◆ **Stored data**
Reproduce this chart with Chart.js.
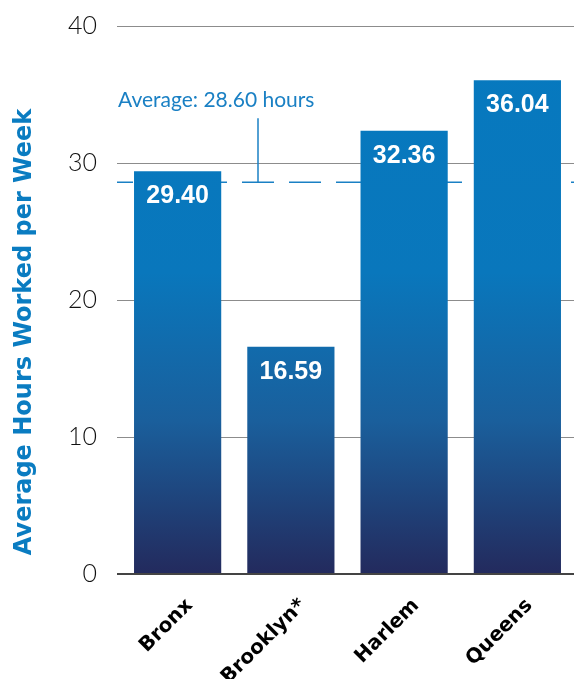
<!DOCTYPE html>
<html>
<head>
<meta charset="utf-8">
<script src="https://cdn.jsdelivr.net/npm/chart.js@4.4.1/dist/chart.umd.min.js"></script>
<style>
  html, body { margin: 0; padding: 0; background: #fff; }
  #wrap { width: 574px; height: 679px; position: relative; }
</style>
</head>
<body>
<div id="wrap"><canvas id="hours"></canvas></div>
<script>
  // Average hours worked per week, by site
  var SITES = ["Bronx", "Brooklyn*", "Harlem", "Queens"];
  var HOURS = [29.40, 16.59, 32.36, 36.04];
  var AVERAGE = 28.60;
  var AVG_LABEL = "Average: 28.60 hours";
  var Y_TITLE = "Average Hours Worked per Week";

  var BLUE = "#0a7cc1", NAVY = "#232a5d", GRID = "#8c8c8c";

  function barFill(ctx) {
    var area = ctx.chart.chartArea;
    if (!area) return BLUE;
    var g = ctx.chart.ctx.createLinearGradient(0, area.top, 0, area.bottom);
    g.addColorStop(0, "#0679bf");
    g.addColorStop(0.45, "#0977bc");
    g.addColorStop(0.72, "#1a5f9c");
    g.addColorStop(1, NAVY);
    return g;
  }

  /* dashed average line, drawn under the bars */
  var averageLine = {
    id: "averageLine",
    beforeDatasetsDraw: function (chart) {
      var c = chart.ctx, y = chart.scales.y.getPixelForValue(AVERAGE);
      var a = chart.chartArea;
      c.save();
      c.strokeStyle = "#1a80c4";
      c.lineWidth = 1.5;
      c.setLineDash([32, 15]);
      c.lineDashOffset = 16;
      c.beginPath();
      c.moveTo(a.left - 4, y);
      c.lineTo(a.right, y);
      c.stroke();
      c.setLineDash([]);
      c.beginPath();
      c.moveTo(258, y);
      c.lineTo(258, y - 64);
      c.stroke();
      c.fillStyle = "#1a80c4";
      c.font = "21px Lato, 'DejaVu Sans', sans-serif";
      c.textBaseline = "alphabetic";
      c.fillText(AVG_LABEL, 118, y - 75);
      c.restore();
    }
  };

  /* white value labels inside the top of each bar, plus rotated y title */
  var valueLabels = {
    id: "valueLabels",
    afterDatasetsDraw: function (chart) {
      var c = chart.ctx;
      c.save();
      c.fillStyle = "#fff";
      c.font = "bold 25px 'Liberation Sans', Arial, sans-serif";
      c.textAlign = "center";
      c.textBaseline = "alphabetic";
      chart.getDatasetMeta(0).data.forEach(function (bar, i) {
        c.fillText(HOURS[i].toFixed(2), bar.x, bar.y + 32);
      });
      c.translate(25, 332);
      c.rotate(-Math.PI / 2);
      c.fillStyle = BLUE;
      c.font = "bold 24px 'DejaVu Sans', sans-serif";
      c.textBaseline = "middle";
      c.fillText(Y_TITLE, 0, 0);
      c.restore();
    }
  };

  new Chart(document.getElementById("hours"), {
    type: "bar",
    data: {
      labels: SITES,
      datasets: [{
        data: HOURS,
        backgroundColor: barFill,
        borderWidth: 0,
        barPercentage: 0.77,
        categoryPercentage: 1
      }]
    },
    options: {
      responsive: true,
      maintainAspectRatio: false,
      animation: false,
      layout: { padding: { top: 26, right: 0, left: 0, bottom: 0 } },
      plugins: { legend: { display: false }, tooltip: { enabled: false } },
      scales: {
        x: {
          grid: { display: false, drawTicks: false },
          border: { display: false },
          afterFit: function (s) { s.height = 105; s.paddingLeft = 0; s.paddingRight = 0; },
          ticks: {
            color: "#000",
            font: { family: "'DejaVu Sans', sans-serif", weight: "bold", size: 20 },
            maxRotation: 45, minRotation: 45,
            padding: 20,
            labelOffset: 12
          }
        },
        y: {
          min: 0, max: 40,
          border: { display: false },
          afterFit: function (s) { s.width = 121; s.paddingTop = 0; s.paddingBottom = 0; },
          grid: {
            color: function (ctx) { return ctx.tick && ctx.tick.value === 0 ? "#444" : GRID; },
            lineWidth: function (ctx) { return ctx.tick && ctx.tick.value === 0 ? 2 : 1; },
            tickLength: 4
          },
          ticks: {
            stepSize: 10,
            color: "#111",
            padding: 20,
            font: { family: "Lato, 'DejaVu Sans', sans-serif", weight: "300", size: 25 }
          }
        }
      }
    },
    plugins: [averageLine, valueLabels]
  });
</script>
</body>
</html>
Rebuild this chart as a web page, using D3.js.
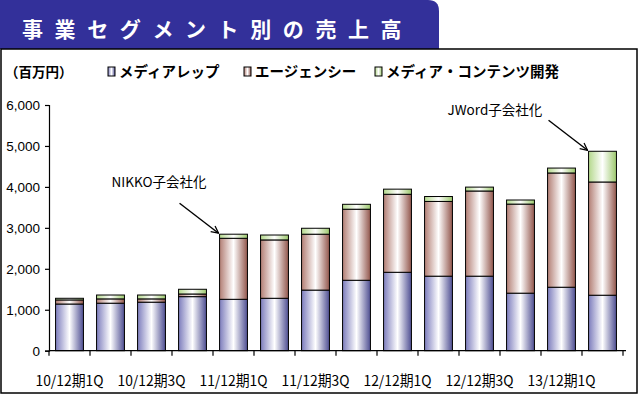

◆ **Exercise task**
Copy the material above in full and exactly, skipping pictures.

◆ **Task output**
Reproduce this chart with Chart.js.
<!DOCTYPE html>
<html>
<head>
<meta charset="utf-8">
<script src="https://cdn.jsdelivr.net/npm/chart.js@4.4.1/dist/chart.umd.min.js"></script>
<style>
  html, body { margin: 0; padding: 0; background: #fff; }
  #wrap { width: 574px; height: 679px; position: relative; }
</style>
</head>
<body>
<div id="wrap"><canvas id="hours"></canvas></div>
<script>
  // Average hours worked per week, by site
  var SITES = ["Bronx", "Brooklyn*", "Harlem", "Queens"];
  var HOURS = [29.40, 16.59, 32.36, 36.04];
  var AVERAGE = 28.60;
  var AVG_LABEL = "Average: 28.60 hours";
  var Y_TITLE = "Average Hours Worked per Week";

  var BLUE = "#0a7cc1", NAVY = "#232a5d", GRID = "#8c8c8c";

  function barFill(ctx) {
    var area = ctx.chart.chartArea;
    if (!area) return BLUE;
    var g = ctx.chart.ctx.createLinearGradient(0, area.top, 0, area.bottom);
    g.addColorStop(0, "#0679bf");
    g.addColorStop(0.45, "#0977bc");
    g.addColorStop(0.72, "#1a5f9c");
    g.addColorStop(1, NAVY);
    return g;
  }

  /* dashed average line, drawn under the bars */
  var averageLine = {
    id: "averageLine",
    beforeDatasetsDraw: function (chart) {
      var c = chart.ctx, y = chart.scales.y.getPixelForValue(AVERAGE);
      var a = chart.chartArea;
      c.save();
      c.strokeStyle = "#1a80c4";
      c.lineWidth = 1.5;
      c.setLineDash([32, 15]);
      c.lineDashOffset = 16;
      c.beginPath();
      c.moveTo(a.left - 4, y);
      c.lineTo(a.right, y);
      c.stroke();
      c.setLineDash([]);
      c.beginPath();
      c.moveTo(258, y);
      c.lineTo(258, y - 64);
      c.stroke();
      c.fillStyle = "#1a80c4";
      c.font = "21px Lato, 'DejaVu Sans', sans-serif";
      c.textBaseline = "alphabetic";
      c.fillText(AVG_LABEL, 118, y - 75);
      c.restore();
    }
  };

  /* white value labels inside the top of each bar, plus rotated y title */
  var valueLabels = {
    id: "valueLabels",
    afterDatasetsDraw: function (chart) {
      var c = chart.ctx;
      c.save();
      c.fillStyle = "#fff";
      c.font = "bold 25px 'Liberation Sans', Arial, sans-serif";
      c.textAlign = "center";
      c.textBaseline = "alphabetic";
      chart.getDatasetMeta(0).data.forEach(function (bar, i) {
        c.fillText(HOURS[i].toFixed(2), bar.x, bar.y + 32);
      });
      c.translate(25, 332);
      c.rotate(-Math.PI / 2);
      c.fillStyle = BLUE;
      c.font = "bold 24px 'DejaVu Sans', sans-serif";
      c.textBaseline = "middle";
      c.fillText(Y_TITLE, 0, 0);
      c.restore();
    }
  };

  new Chart(document.getElementById("hours"), {
    type: "bar",
    data: {
      labels: SITES,
      datasets: [{
        data: HOURS,
        backgroundColor: barFill,
        borderWidth: 0,
        barPercentage: 0.77,
        categoryPercentage: 1
      }]
    },
    options: {
      responsive: true,
      maintainAspectRatio: false,
      animation: false,
      layout: { padding: { top: 26, right: 0, left: 0, bottom: 0 } },
      plugins: { legend: { display: false }, tooltip: { enabled: false } },
      scales: {
        x: {
          grid: { display: false, drawTicks: false },
          border: { display: false },
          afterFit: function (s) { s.height = 105; s.paddingLeft = 0; s.paddingRight = 0; },
          ticks: {
            color: "#000",
            font: { family: "'DejaVu Sans', sans-serif", weight: "bold", size: 20 },
            maxRotation: 45, minRotation: 45,
            padding: 20,
            labelOffset: 12
          }
        },
        y: {
          min: 0, max: 40,
          border: { display: false },
          afterFit: function (s) { s.width = 121; s.paddingTop = 0; s.paddingBottom = 0; },
          grid: {
            color: function (ctx) { return ctx.tick && ctx.tick.value === 0 ? "#444" : GRID; },
            lineWidth: function (ctx) { return ctx.tick && ctx.tick.value === 0 ? 2 : 1; },
            tickLength: 4
          },
          ticks: {
            stepSize: 10,
            color: "#111",
            padding: 20,
            font: { family: "Lato, 'DejaVu Sans', sans-serif", weight: "300", size: 25 }
          }
        }
      }
    },
    plugins: [averageLine, valueLabels]
  });
</script>
</body>
</html>
Rebuild this chart as a web page, using D3.js.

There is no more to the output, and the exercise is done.